Kuhn, Cassirer e le forme a priori di Kant

Leggendo sommariamente Cassirer abbiamo creduto di intuire una certa familiarità tra i suoi sistemi di forme simboliche e il senso che – dopo Kuhn e parafrasandolo – si dà oggi al termine paradigma, non solo in relazione agli assunti della comunità scientifica, ma anche per il linguaggio simbolico e l’insieme dei presupposti che caratterizzano un’intera cultura.

Cercando conferme di questa consonanza teoretica, le abbiamo felicemente trovate in un articolo del 2008 scritto da Michael Friedman, Ernst Cassirer and Thomas Kuhn: the neo-kantian tradition in history and philosophy of science. A noi sembra un po’ forte la sua affermazione che Kant non abbia capito che le forme a priori della conoscenza non sono fisse ma variabili, opteremmo piuttosto per assumere che ve ne possono essere di dinamiche e pure di statiche.

Alla fine, grazie a Friedman, possiamo ricostruire anche una sequenza diretta che porta dal pensiero di Cassirer a quello di Kuhn. Egli racconta infatti di come – tramite Meyerson e Koyré – le forme simboliche siano arrivate a Kuhn, per prendere le sembianze scientifiche di paradigmi.

L’influenza di Das Erkenntnisproblem all’inizio del XX secolo ha segnato profondamente la storia della scienza, soprattutto tra gli studiosi con un orientamento filosofico più pronunciato. Figure come Emile Meyerson, Léon Brunschvicg, Hélène Metzger, Anneliese Maier e Alexandre Koyré sono stati particolarmente influenzati, con quest’ultimo che ha avuto un impatto significativo su Thomas Kuhn.

Kuhn, nel suo libro su Planck e la radiazione del corpo nero (Black-Body Theory and the Quantum Discontinuity, 1894–1912, 1984), riconosce l’importanza del concetto di ricostruzione storica, attribuendolo principalmente ad Alexandre Koyré e alle radici neo-kantiane. Verso la fine della sua carriera, Kuhn non solo ha caratterizzato la sua concezione filosofica come una versione dinamica del kantismo, ma ha anche esplicitamente riconosciuto il background neokantiano nella sua storiografia.

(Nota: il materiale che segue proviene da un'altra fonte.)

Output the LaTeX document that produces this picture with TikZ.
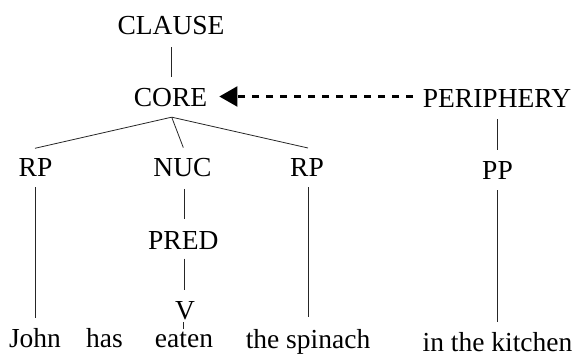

La tradizione storiografica del XX secolo presenta due filoni distinti: uno più kantiano legato a Brunschvicg e Maier, e un filone più “cartesiano” associato a Meyerson e Metzger. Meyerson ha esercitato un’influenza considerevole sulla storiografia di Koyré, insieme a Brunschvicg, Metzger, Maier e anche Cassirer. La prospettiva filosofica condivisa da Meyerson e Koyré è opposta a quella originariamente espressa da Cassirer.

Cassirer e Meyerson presentano visioni divergenti della storia filosofica della scienza. Per Cassirer, è un processo di evoluzione razionale, passando da concezioni sostanzialistiche a concezioni funzionali. Meyerson, al contrario, vede la storia come una progressione dialettica, dove la ragione cerca di rafforzare l’impulso sostanzialistico, incontrando la resistenza irrazionale della natura. Meyerson vede il trionfo della rivoluzione scientifica nell’atomismo meccanicistico e nella conservazione dell’energia, rappresentando la resistenza naturale alle richieste logiche umane.

Oltre a salvare Kant dalle grinfie critiche di Friedman, suggeriamo un pensiero rivolto al tempo onduoso non lineare di G. B. Vico.